As part of efforts to bring the current fuel scarcity across the country to an end, the Nigerian National Petroleum Corporation, NNPC, has reopened the Port Harcourt refinery, about six weeks after it was shut down.
Vanguard reports that the Group Executive Director, Commercial and Investment, Mr. Victor Adeniran, during a tour of petrol stations in Abuja to assess the fuel crisis situation, said Warri and Kaduna refineries were yet to resume operations because the pipeline network supplying crude oil to the two refineries had been sabotaged and were yet to be fixed.
Adeniran appealed to Nigerians to be patient with the situation as the NNPC, over the last three days, had flooded the market with petrol and that in the next few days, the queues witnessed at petrol stations would disappear.
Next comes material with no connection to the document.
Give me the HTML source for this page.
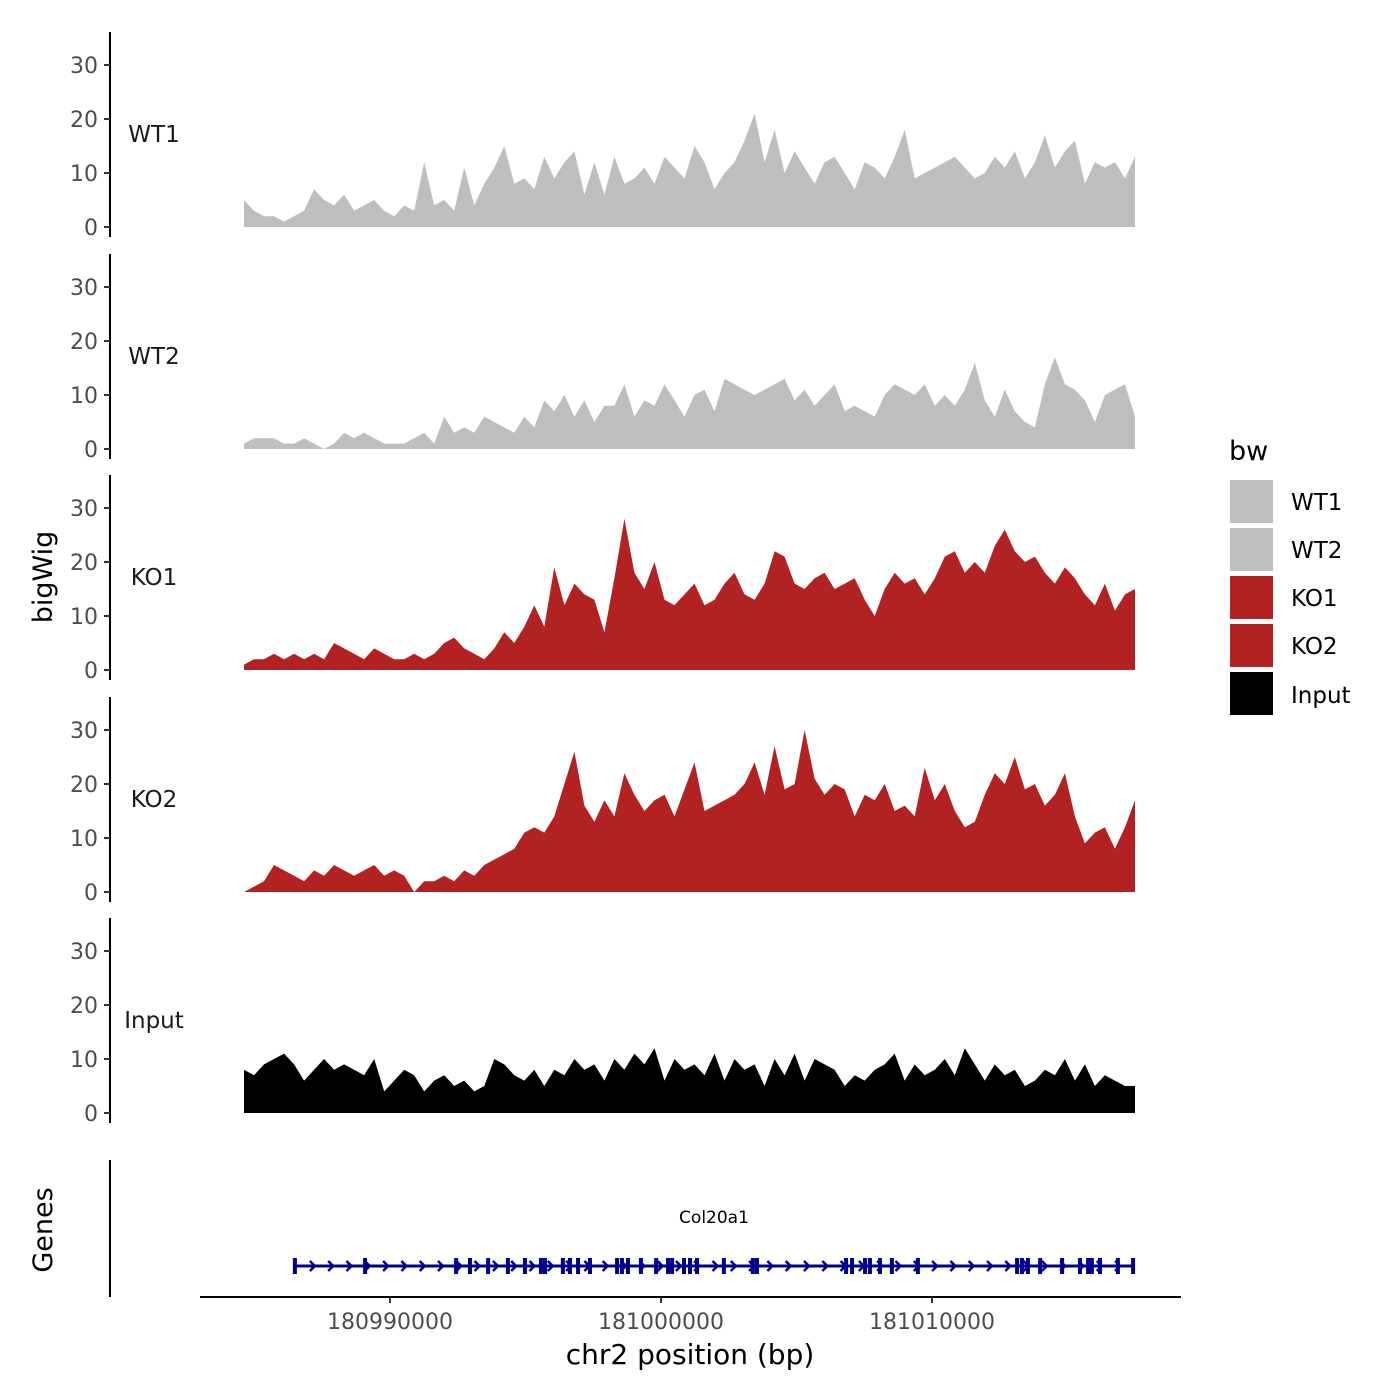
<!DOCTYPE html>
<html><head><meta charset="utf-8"><style>
body{margin:0;background:#fff;}
svg{display:block;font-family:"DejaVu Sans","Liberation Sans",sans-serif;}
</style></head><body>
<svg id="chart" width="1400" height="1400" viewBox="0 0 1400 1400" xmlns="http://www.w3.org/2000/svg">
<g id="tracks"></g>
<g id="genes"></g>
<text x="0" y="0" transform="translate(52,577) rotate(-90)" text-anchor="middle" font-size="27" fill="#000">bigWig</text>
<text x="0" y="0" transform="translate(52,1230) rotate(-90)" text-anchor="middle" font-size="27" fill="#000">Genes</text>
<line x1="110" y1="1160" x2="110" y2="1297" stroke="#000" stroke-width="2"/>
<line x1="200" y1="1297" x2="1181" y2="1297" stroke="#000" stroke-width="2"/>
<text x="690" y="1364" text-anchor="middle" font-size="28" fill="#000">chr2 position (bp)</text>
<g>
<text x="1229" y="460" font-size="27" fill="#000">bw</text>
<rect x="1230" y="480" width="43" height="43" fill="#bebebe"/>
<rect x="1230" y="528" width="43" height="43" fill="#bebebe"/>
<rect x="1230" y="576" width="43" height="43" fill="#b22222"/>
<rect x="1230" y="624" width="43" height="43" fill="#b22222"/>
<rect x="1230" y="672" width="43" height="43" fill="#000"/>
<text x="1291" y="510" font-size="23">WT1</text>
<text x="1291" y="558" font-size="23">WT2</text>
<text x="1291" y="606" font-size="23">KO1</text>
<text x="1291" y="654" font-size="23">KO2</text>
<text x="1291" y="703" font-size="23">Input</text>
</g>
</svg>
<script>
const trackNames = ["WT1","WT2","KO1","KO2","Input"];
const trackColors = ["#bebebe","#bebebe","#b22222","#b22222","#000000"];
const yTicks = [0,10,20,30];
const xTicks = [180990000,181000000,181010000];
const startBp = 180984613;
const stepBp = 369.4;
const wt1 = [5,3,2,2,1,2,3,7,5,4, 6,3,4,5,3,2,4,3,12,4, 5,3,11,4,8,11,15,8,9,7, 13,9,12,14,6,12,6,13,8,9, 11,8,13,11,9,15,12,7,10,12, 16,21,12,18,10,14,11,8,12,13, 10,7,12,11,9,13,18,9,10,11, 12,13,11,9,10,13,11,14,9,12, 17,11,14,16,8,12,11,12,9,13];
const wt2 = [1,2,2,2,1,1,2,1,0,1, 3,2,3,2,1,1,1,2,3,1, 6,3,4,3,6,5,4,3,6,4, 9,7,10,6,9,5,8,8,12,6, 9,8,12,9,6,10,11,7,13,12, 11,10,11,12,13,9,11,8,10,12, 7,8,7,6,10,12,11,10,12,8, 10,8,11,16,9,6,11,7,5,4, 12,17,12,11,9,5,10,11,12,6];
const ko1 = [1,2,2,3,2,3,2,3,2,5, 4,3,2,4,3,2,2,3,2,3, 5,6,4,3,2,4,7,5,8,12, 8,19,12,16,14,13,7,17,28,18, 15,20,13,12,14,16,12,13,16,18, 14,13,16,22,21,16,15,17,18,15, 16,17,13,10,15,18,16,17,14,17, 21,22,18,20,18,23,26,22,20,21, 18,16,19,17,14,12,16,11,14,15];
const ko2 = [0,1,2,5,4,3,2,4,3,5, 4,3,4,5,3,4,3,0,2,2, 3,2,4,3,5,6,7,8,11,12, 11,14,20,26,16,13,17,14,22,18, 15,17,18,14,19,24,15,16,17,18, 20,24,18,27,19,20,30,21,18,20, 19,14,18,17,20,15,16,14,23,17, 20,15,12,13,18,22,20,25,19,20, 16,18,22,14,9,11,12,8,12,17];
const inputT = [8,7,9,10,11,9,6,8,10,8, 9,8,7,10,4,6,8,7,4,6, 7,5,6,4,5,10,9,7,6,8, 5,8,7,10,8,9,6,10,8,11, 9,12,6,10,8,9,7,11,6,10, 8,9,5,10,7,11,6,10,9,8, 5,7,6,8,9,11,6,9,7,8, 10,7,12,9,6,9,7,8,5,6, 8,7,10,6,9,5,7,6,5,5];
const geneName = "Col20a1";
const geneStartKb = -3.51, geneEndKb = 27.42;
const exonKb = [-3.51,-0.92,2.44,2.95,3.62,4.35,4.98,5.57,5.72,6.38,6.64,6.94,7.38,8.38,8.56,8.78,9.26,9.82,10.26,10.41,10.85,11.07,11.33,12.32,13.39,13.54,16.83,17.05,17.53,17.71,18.08,18.52,19.48,23.14,23.32,23.54,23.99,24.80,25.46,25.76,25.90,26.20,26.86,27.42];

const NS="http://www.w3.org/2000/svg";
function mk(tag,attrs,parent){const e=document.createElementNS(NS,tag);for(const k in attrs)e.setAttribute(k,attrs[k]);parent.appendChild(e);return e;}
const xScale = bp => 390 + (bp-180990000)*271/10000;
const zeros = [227,449,670,892,1113];
const tracks = document.getElementById('tracks');
const allData = [wt1,wt2,ko1,ko2,inputT];
allData.forEach((vals,t)=>{
  const y0 = zeros[t];
  const yS = v => y0 - v*5.4;
  const g = mk('g',{},tracks);
  
  
  const ax = mk('line',{x1:110,y1:y0-195,x2:110,y2:y0+10,stroke:'#000','stroke-width':2},g);
  
  
  yTicks.forEach(v=>{
    const tk = mk('line',{x1:104,y1:yS(v),x2:110,y2:yS(v),stroke:'#333','stroke-width':2},g);
    
    
    const tl = mk('text',{x:98,y:yS(v)+8,'text-anchor':'end','font-size':22,fill:'#4d4d4d'},g);
    tl.textContent = v;
    
    
  });
  const lab = mk('text',{x:154,y:y0-85,'text-anchor':'middle','font-size':23,fill:'#1a1a1a'},g);
  lab.textContent = trackNames[t];
  
  
  let d = 'M'+xScale(startBp)+','+y0;
  vals.forEach((v,i)=>{ d += ' L'+xScale(startBp+i*stepBp).toFixed(1)+','+yS(v).toFixed(1); });
  d += ' L'+xScale(startBp+(vals.length-1)*stepBp).toFixed(1)+','+y0+' Z';
  const area = mk('path',{d:d,fill:trackColors[t]},g);
  
  
});
const svg = document.getElementById('chart');
xTicks.forEach(v=>{
  const x = xScale(v);
  const tk = mk('line',{x1:x,y1:1297,x2:x,y2:1303,stroke:'#333','stroke-width':2},svg);
  
  
  const tl = mk('text',{x:x,y:1329,'text-anchor':'middle','font-size':22,fill:'#4d4d4d'},svg);
  tl.textContent = v;
  
  
});
const gg = document.getElementById('genes');
const gx0 = xScale(180990000+geneStartKb*1000), gx1 = xScale(180990000+geneEndKb*1000);
const gl = mk('line',{x1:gx0,y1:1266,x2:gx1,y2:1266,stroke:'#00008b','stroke-width':3},gg);


for(let x=gx0+18;x<gx1;x+=18.3){
  const a = mk('polyline',{points:(x-3)+',1261 '+(x+2)+',1266 '+(x-3)+',1271',fill:'none',stroke:'#00008b','stroke-width':2.5},gg);
  
  
}
exonKb.forEach(k=>{
  const x = xScale(180990000+k*1000);
  const r = mk('rect',{x:x-2,y:1258,width:4,height:16,fill:'#00008b'},gg);
  
  
});
const gt = mk('text',{x:(gx0+gx1)/2,y:1223,'text-anchor':'middle','font-size':17,fill:'#000'},gg);
gt.textContent = geneName;


</script>
</body></html>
He also added that since Thursday, the NNPC had made special arrangement for intervention trucks, with a carrying capacity of 60,000 litres of petrol.
We want to appeal to Nigerians to bear with us. Part of what the NNPC has done was making sure the refineries are back on stream. The reasons the refineries are not working today is because the pipelines that are supposed to supply crude oil to them are not working. We are almost there.
You can imagine if we have been able to put the Escravos – Warri pipeline into use, Warri refinery would have been up and running and part of this problem would have been alleviated.
Port Harcourt is working because we have been able to fix the Bonny – Port Harcourt line. As I am talking to you, we are transporting crude oil from Bonny to Port Harcourt refinery. Kaduna cannot work because Warri also supplies Kaduna with product.
He also appealed to Nigerians to join in the fight against pipeline vandalism and oil theft, stating that the challenges currently witnessed in the supply of petrol across the country was due to the sabotage of the pipeline.